Adjunct lecturing has terrible working conditions and benefits. It is a hobby, not a job. No one should do it as a job. Anyone who treats it as a job should be dissuaded from doing so as forcefully as possible to prevent further suffering. If you have a spouse with a good job and insurance or a trust fund by all means do it as a hobby, even an especially engrossing one.

Anyone who describes themself as an adjunct professor as if it’s sonetbing other than a hobby should be encouraged to get a job that isn’t shit. Teaching high school is vastly less intellectually rewarding but the holidays are better and so is the insurance and the pension.


> Teaching high school

I looked into this in my state. Getting your foot in the door as a teacher in a public school would require someone with a PhD in say, mathematics, physics or computer science, to go back to grad school for a masters in education. Not sure that's an option, and is also ridiculous considering I just spent six years in grad school. You could do TFA as a backdoor, in many states, but that is probably an even worse deal for you physically and emotionally than being an adjunct.


I’m not saying it’s a good deal for anyone capable of getting a doctorate. It’s clearly superior to being an adjunct though. They’re low paid, insecure, highly qualified labour. Once you have a doctorate and you have two years on the job market without a tenure track job you’re done. You’re never getting a tenure track job and you’re better off getting the he’ll out. There are some exceptions but assuming you’ll beat the odds is a losing bet. Even those two years of adjuncting, doing teaching and research and hoping is a losing bet but it’s not an insane, fallacious waste. Sometimes people make it out. For all practical purposes no one makes it to tenured Professor, of whatever rank, after two years adjuncting.


Many states have backdoors that are regularly used to hire exceptional non-traditional candidates such as practicing Lawyers, experienced Engineers, and science/engineering PhDs (even PhDs in the humanities if the PhD is from a prestigious name).

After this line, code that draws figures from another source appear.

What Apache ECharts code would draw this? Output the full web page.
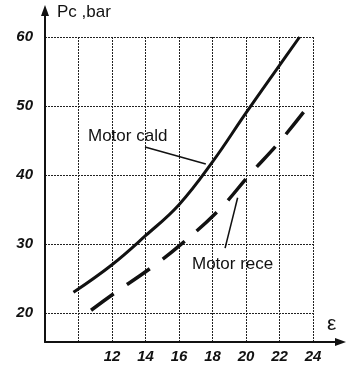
<!DOCTYPE html>
<html><head><meta charset="utf-8">
<script src="https://cdn.jsdelivr.net/npm/echarts@6/dist/echarts.min.js"></script>
<style>html,body{margin:0;padding:0;background:#fff}#c{width:360px;height:372px}</style>
</head><body><div id="c"></div>
<script>
// Data
const caldX = [9.7, 12, 14, 16, 18, 20, 22, 23.2];
const caldY = [23, 27, 31.2, 35.7, 41.9, 49.0, 55.9, 60];
const receX = [10.75, 12.1, 14.3, 16.1, 18.45, 20.2, 22, 23.5];
const receY = [20.4, 22.8, 26.5, 29.9, 35.1, 40, 44.8, 49.3];
const xLabelTicks = [12, 14, 16, 18, 20, 22, 24];
const yLabelTicks = [20, 30, 40, 50, 60];
const yTitle = 'Pc ,bar';
const xTitle = 'ε';
const caldName = 'Motor cald';
const receName = 'Motor rece';

const FONT = '"Liberation Sans", Arial, sans-serif';
const chart = echarts.init(document.getElementById('c'));
const pairs = (xs, ys) => xs.map((x, i) => [x, ys[i]]);

chart.setOption({
  animation: false,
  backgroundColor: '#fff',
  grid: { left: 45, right: 47, top: 37, bottom: 30 },
  xAxis: {
    type: 'value', min: 8, max: 24, interval: 2,
    axisLine: { show: true, onZero: false, lineStyle: { color: '#111', width: 2 } },
    axisTick: { show: false },
    splitLine: { show: true, lineStyle: { color: '#222', width: 1, type: [2, 1] } },
    axisLabel: {
      margin: 7, fontSize: 15, fontStyle: 'italic', fontWeight: 'bold', color: '#111', fontFamily: FONT,
      formatter: v => xLabelTicks.includes(v) ? String(v) : ''
    }
  },
  yAxis: {
    type: 'value', min: 15.8, max: 60, splitNumber: 4,
    axisLine: { show: true, onZero: false, lineStyle: { color: '#111', width: 2 } },
    axisTick: { show: false },
    splitLine: { show: true, lineStyle: { color: '#222', width: 1, type: [2, 1] } },
    axisLabel: {
      margin: 12, fontSize: 15, fontStyle: 'italic', fontWeight: 'bold', color: '#111', fontFamily: FONT,
      formatter: v => yLabelTicks.includes(v) ? String(v) : ''
    }
  },
  series: [
    {
      name: caldName, type: 'line', data: pairs(caldX, caldY), smooth: 0.4,
      symbol: 'none', lineStyle: { color: '#111', width: 3 },
      markLine: {
        silent: true, symbol: 'none', label: { show: false },
        lineStyle: { color: '#111', width: 1.5, type: 'solid' },
        data: [[{ coord: [13.97, 44.06] }, { coord: [17.6, 41.6] }]]
      }
    },
    {
      name: receName, type: 'line', data: pairs(receX, receY), smooth: 0.4,
      symbol: 'none', lineStyle: { color: '#111', width: 3.5, type: [28, 16] },
      markLine: {
        silent: true, symbol: 'none', label: { show: false },
        lineStyle: { color: '#111', width: 1.5, type: 'solid' },
        data: [[{ coord: [18.75, 29.4] }, { coord: [19.5, 36.7] }]]
      }
    }
  ]
});

const toPx = (x, y) => chart.convertToPixel({ gridIndex: 0 }, [x, y]);
const yEnd = toPx(8, 60), xEnd = toPx(24, 15.8);
chart.setOption({
  graphic: [
    { type: 'line', shape: { x1: yEnd[0], y1: yEnd[1], x2: yEnd[0], y2: 12 }, style: { stroke: '#111', lineWidth: 2 } },
    { type: 'polygon', shape: { points: [[yEnd[0], 5], [yEnd[0] - 4, 16], [yEnd[0] + 4, 16]] }, style: { fill: '#111' } },
    { type: 'line', shape: { x1: xEnd[0], y1: xEnd[1], x2: 338, y2: xEnd[1] }, style: { stroke: '#111', lineWidth: 2 } },
    { type: 'polygon', shape: { points: [[346, xEnd[1]], [335, xEnd[1] - 4], [335, xEnd[1] + 4]] }, style: { fill: '#111' } },
    { type: 'text', left: 57, top: 4, style: { text: yTitle, fontSize: 17, fontFamily: FONT, fill: '#111' } },
    { type: 'text', left: 327, top: 314, style: { text: xTitle, fontSize: 21, fontFamily: FONT, fill: '#111' } },
    { type: 'text', left: 88, top: 128, style: { text: caldName, fontSize: 17, fontFamily: FONT, fill: '#111' } },
    { type: 'text', left: 192, top: 256, style: { text: receName, fontSize: 17, fontFamily: FONT, fill: '#111' } }
  ]
});
</script></body></html>
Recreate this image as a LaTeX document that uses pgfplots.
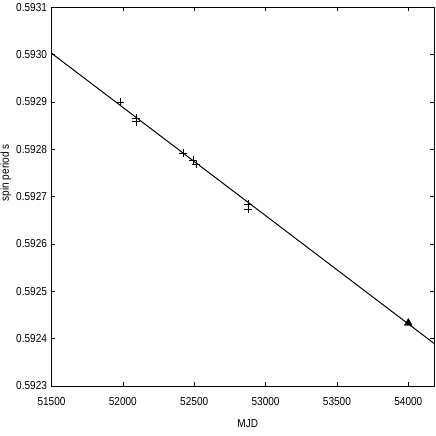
\documentclass[border=0pt]{standalone}
\usepackage{pgfplots}
\pgfplotsset{compat=1.18}
\usepackage{fontspec}
\setmainfont{Liberation Sans}[FakeStretch=0.87]
\begin{document}
\begin{tikzpicture}
\path[use as bounding box] (-51.5bp,-50bp) rectangle (384.5bp,386bp);
\begin{axis}[
  at={(0,0)}, anchor=south west,
  scale only axis,
  width=382.5bp, height=378.7bp,
  xmin=51500, xmax=54180,
  ymin=0.5923, ymax=0.5931,
  xtick={51500,52000,52500,53000,53500,54000},
  ytick={0.5923,0.5924,0.5925,0.5926,0.5927,0.5928,0.5929,0.5930,0.5931},
  scaled x ticks=false, scaled y ticks=false,
  xticklabel style={yshift=-8bp, /pgf/number format/fixed, /pgf/number format/1000 sep={}, /pgf/number format/precision=0},
  yticklabel style={xshift=-1bp, /pgf/number format/fixed, /pgf/number format/fixed zerofill, /pgf/number format/precision=4},
  /pgf/number format/assume math mode=true,
  tick label style={font=\fontsize{11.6}{13}\selectfont},
  tick align=inside,
  major tick length=4bp,
  tick style={black, line width=0.7pt},
  axis line style={line width=1pt},
  xlabel={MJD},
  ylabel={spin period s},
  every axis x label/.style={at={(axis description cs:0.513,-0.1)}, anchor=center, font=\fontsize{11.6}{13}\selectfont},
  every axis y label/.style={at={(axis description cs:-0.119,0.563)}, anchor=center, rotate=90, font=\fontsize{11.6}{13}\selectfont},
  clip=false,
]
\addplot[black, line width=1pt] coordinates {(51500,0.593003) (54180,0.592390)};
\addplot[only marks, mark=+, mark size=4bp, black, mark options={line width=0.9pt}] coordinates {
(51980,0.592900)
(52093,0.592866)
(52093,0.592858)
(52422,0.592792)
(52492,0.592777)
(52513,0.592769)
(52878,0.592684)
(52878,0.592674)
};
\addplot[only marks, mark=triangle*, mark size=4.5bp, black] coordinates {(54000,0.592433)};
\end{axis}
\end{tikzpicture}
\end{document}
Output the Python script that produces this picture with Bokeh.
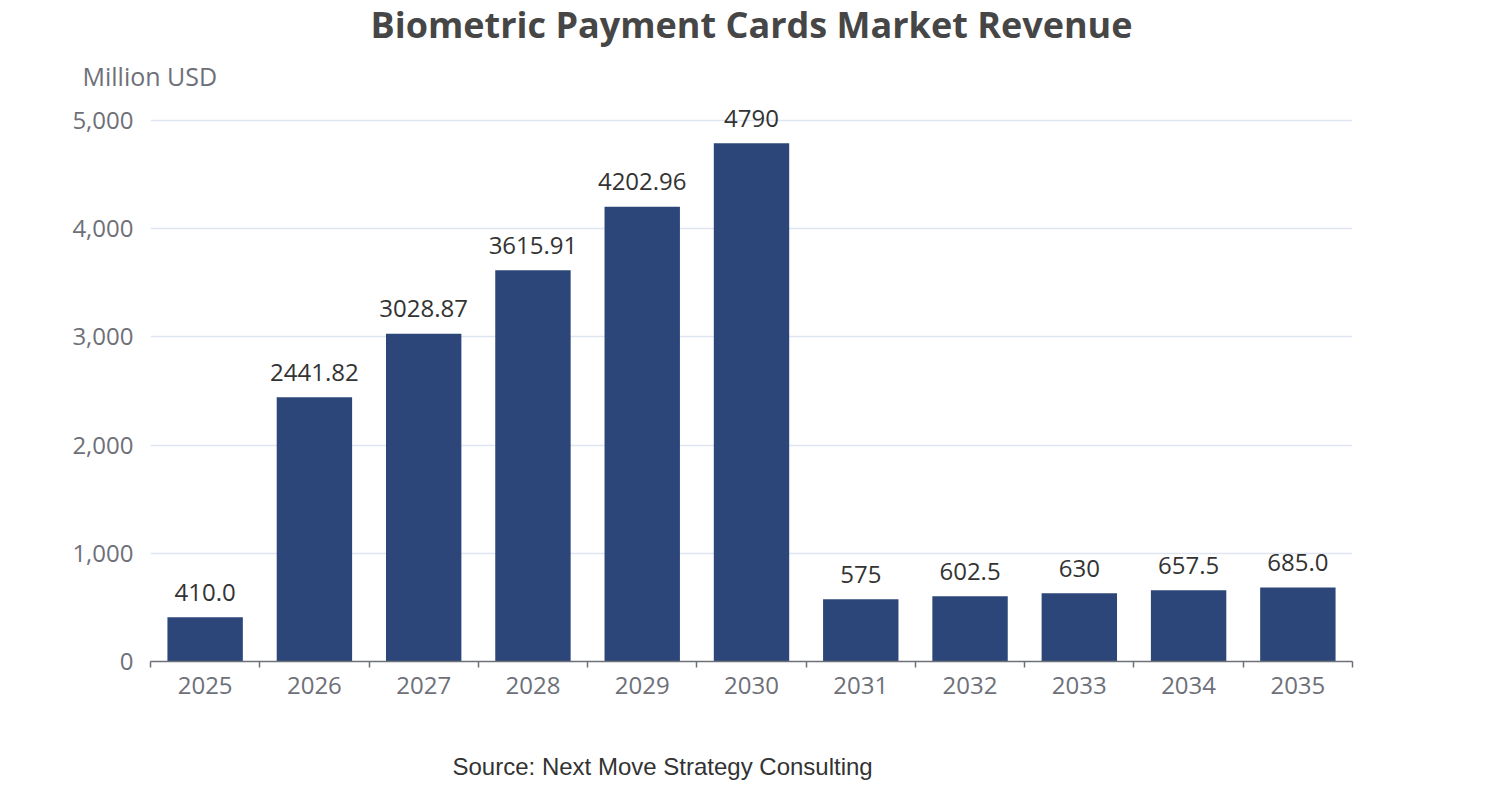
from bokeh.plotting import figure
from bokeh.models import ColumnDataSource, Range1d, FixedTicker, Title, NumeralTickFormatter
from bokeh.core.properties import value
from bokeh.embed import file_html
from bokeh.resources import INLINE

years = ["2025", "2026", "2027", "2028", "2029", "2030", "2031", "2032", "2033", "2034", "2035"]
revenue = [410.0, 2441.82, 3028.87, 3615.91, 4202.96, 4790, 575, 602.5, 630, 657.5, 685.0]
value_labels = ["410.0", "2441.82", "3028.87", "3615.91", "4202.96", "4790", "575", "602.5", "630", "657.5", "685.0"]
y_ticks = [0, 1000, 2000, 3000, 4000, 5000]

FONT = "Open Sans"
BAR = "#2c4679"
AXIS = "#6e7079"

pos = [i + 0.5 for i in range(len(years))]
src = ColumnDataSource(dict(x=pos, top=revenue, lab=value_labels))

# y range reaches a little past the top tick so the tallest value label is not clipped
p = figure(width=1500, height=798, output_backend="svg", toolbar_location=None,
           x_range=Range1d(0, len(years)), y_range=Range1d(0, 5157),
           min_border_left=150, min_border_right=148, min_border_top=0, min_border_bottom=0)
p.outline_line_color = None
p.background_fill_color = "white"
p.border_fill_color = "white"

p.vbar(x="x", top="top", width=0.69, source=src, fill_color=BAR, line_color=None)
p.text(x="x", y="top", text="lab", source=src, text_align="center", text_baseline="alphabetic",
       y_offset=-25, text_font=value(FONT), text_font_size="24px", text_color="#333333")

# x axis
xa = p.xaxis[0]
xa.ticker = FixedTicker(ticks=pos, minor_ticks=list(range(len(years) + 1)))
xa.major_label_overrides = {p_: y for p_, y in zip(pos, years)}
xa.major_tick_line_color = None
xa.major_tick_in = 0
xa.major_tick_out = 0
xa.minor_tick_in = 0
xa.minor_tick_out = 6
xa.minor_tick_line_color = AXIS
xa.minor_tick_line_width = 1.5
xa.axis_line_color = AXIS
xa.axis_line_width = 1.5
xa.major_label_standoff = 9
xa.major_label_text_font = FONT
xa.major_label_text_font_size = "24px"
xa.major_label_text_color = AXIS

# y axis
ya = p.yaxis[0]
ya.ticker = FixedTicker(ticks=y_ticks)
ya.formatter = NumeralTickFormatter(format="0,0")
ya.axis_line_color = None
ya.major_tick_line_color = None
ya.major_tick_in = 0
ya.major_tick_out = 0
ya.minor_tick_line_color = None
ya.major_label_standoff = 17
ya.major_label_text_font = FONT
ya.major_label_text_font_size = "24px"
ya.major_label_text_color = AXIS

p.xgrid.grid_line_color = None
p.ygrid.ticker = FixedTicker(ticks=y_ticks)
p.ygrid.grid_line_color = "#e0e6f1"
p.ygrid.grid_line_width = 1.5

# main title
p.title.text = "Biometric Payment Cards Market Revenue"
p.title.align = "center"
p.title.text_font = FONT
p.title.text_font_size = "36px"
p.title.text_font_style = "bold"
p.title.text_color = "#464646"
p.title.standoff = -5

# unit label above the plot
p.add_layout(Title(text="Million USD", align="left", offset=-68, text_font=FONT,
                   text_font_size="25px", text_font_style="normal", text_color=AXIS,
                   standoff=21), "above")

# source note below
p.add_layout(Title(text=" ", text_font_size="10px", standoff=22), "below")
p.add_layout(Title(text="Source: Next Move Strategy Consulting", align="left", offset=302,
                   text_font="Liberation Sans", text_font_size="24px", text_font_style="normal",
                   text_color="#333333", standoff=38), "below")

open("out.html", "w").write(file_html(p, INLINE))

But you need to get your resume in front of the right people -- namely, folks in the central office (or maybe principals) who view your area as a strategic/difficult hiring area. Easy peasy in CS these days...

Also check out private schools.


>Also check out private schools.

My understanding is that private (k-12) schools pay dramatically less than (unionized) public schools. I've had family and friends who taught even at very expensive secular private schools, who then moved over to public school because the pay, pension and benefits were dramatically better.

I don't have hard numbers, but my impression from talking with family and friends is that you are much better off as an adjunct at a public college than as a k-12 teacher at even a prestigious private school or non-union charter school, though a union teaching job at a public k-12 school pays better and is much more stable than both.


It’s a terrible full-time job, but I had some excellent classes from adjunct professors who were working 3/4 time in industry and government.


In my experience, visiting assistant professors are often freshly-minted PhDs building up their portfolios before going on the job market “for real.” It’s like a postdoc but with much more emphasis on teaching.


VAP is basically adjunct, some places, postdoc others, otherwise this is accurate.